By Genl. Leslies hasty moving from Virginia all hopes of that Colony “coming in” and submiting to English Government, is given over, and we begin to see Lord Cornwallis is not in the good situation and high road to conquests as when His Lordship last wrote Home. Leslie was certainly caled hastily from Virga. to his assistance and aid in consequence of his being “surrounded with Enemys” and his situation renderd dangerous from the defeat of Furgusons party, not one of which, out of a thousand that composd the party, but what { 20 } were killd or made Prisoners.5 We must have some accounts from that quarter of Ama. very soon. Nothing of any note from other quarters. I suppose you now and then mix with the Americans in Amsterdam, pray when you get any news from them give me a line. Mr. De N——le has got the direction. Reports of the day are that Gibraltar was lost to England for want of Amunition and Provisions the 3d. Decr.6—some folks have lookd upon it as lost for many months back.

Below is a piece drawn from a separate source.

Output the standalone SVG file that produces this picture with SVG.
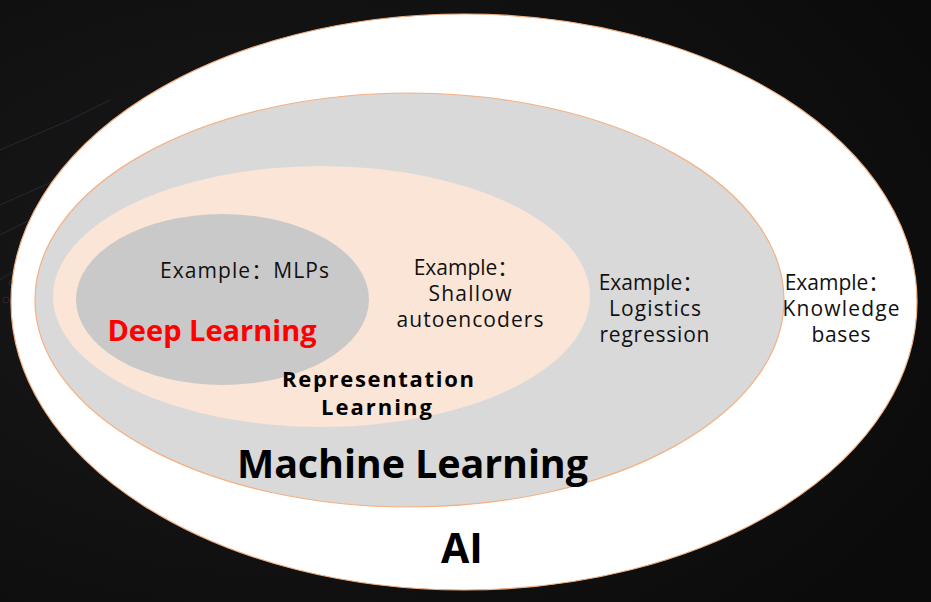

I am told there is very little hopes of the two Gentlemen confind for debt getting soon out as their debts are enormously great.7 Some recent transactions has effectualy cut for a time my communication with one of them.
I am placd very distant from all my papers and books so that I cannot tell how accounts stand between us. In a week or two the particulars shall be transmitted. If the Communication is not too much cut—when there is a favorable opportunity a small Bill may be remittd me and which ever way it tells, it shall be accounted for.

[salute] I am with very great Esteem Your obligd & Ob Ser

[signed] WR8
RC (Adams Papers); endorsed by John Thaxter: “Church 5th. Jany. 1781.”
1. For Digges' efforts to conceal his identity as an American, see vol. 10:366.
2. Presumably this is JA 's letter of 17 Dec. 1780, for Digges is clearly replying to that letter (vol. 10:416).
3. Digges directed the books to Jean de Neufville & Fils of Amsterdam, a mercantile firm with which JA had numerous dealings.
4. A massive hurricane hit the West Indies in early Oct. 1780. The first reports appeared in the London newspapers on 26 Dec. and continued through the first week of Jan. 1781 (vol. 10:441; London Chronicle, 30 Dec. 1780 – 9 Jan. 1781).
5. For Leslie's invasion and later withdrawal from Virginia, see John Bondfield's letter of 2 Jan., and note 1, above. For Maj. Patrick Ferguson's defeat at King's Mountain on 7 Oct., see vol. 10:303.
6. No other source for the erroneous report of Gibraltar's loss has been found.
7. Digges is almost certainly referring to Henry Laurens and John Trumbull, both of whom were imprisoned for treason, Laurens in the Tower of London and Trumbull at Tothill Fields, Bridewell (The Autobiography of Colonel John Trumbull: Patriot-Artist, 1756–1843, ed. Theodore Sizer, New Haven, 1953, p. 68).
8. Digges signs this letter “WR” or William Russell, one of his many pseudonyms; while John Thaxter's endorsement refers to another—William Singleton Church. For a list of the pseudonyms Digges used in his correspondence with JA , see vol. 9:12.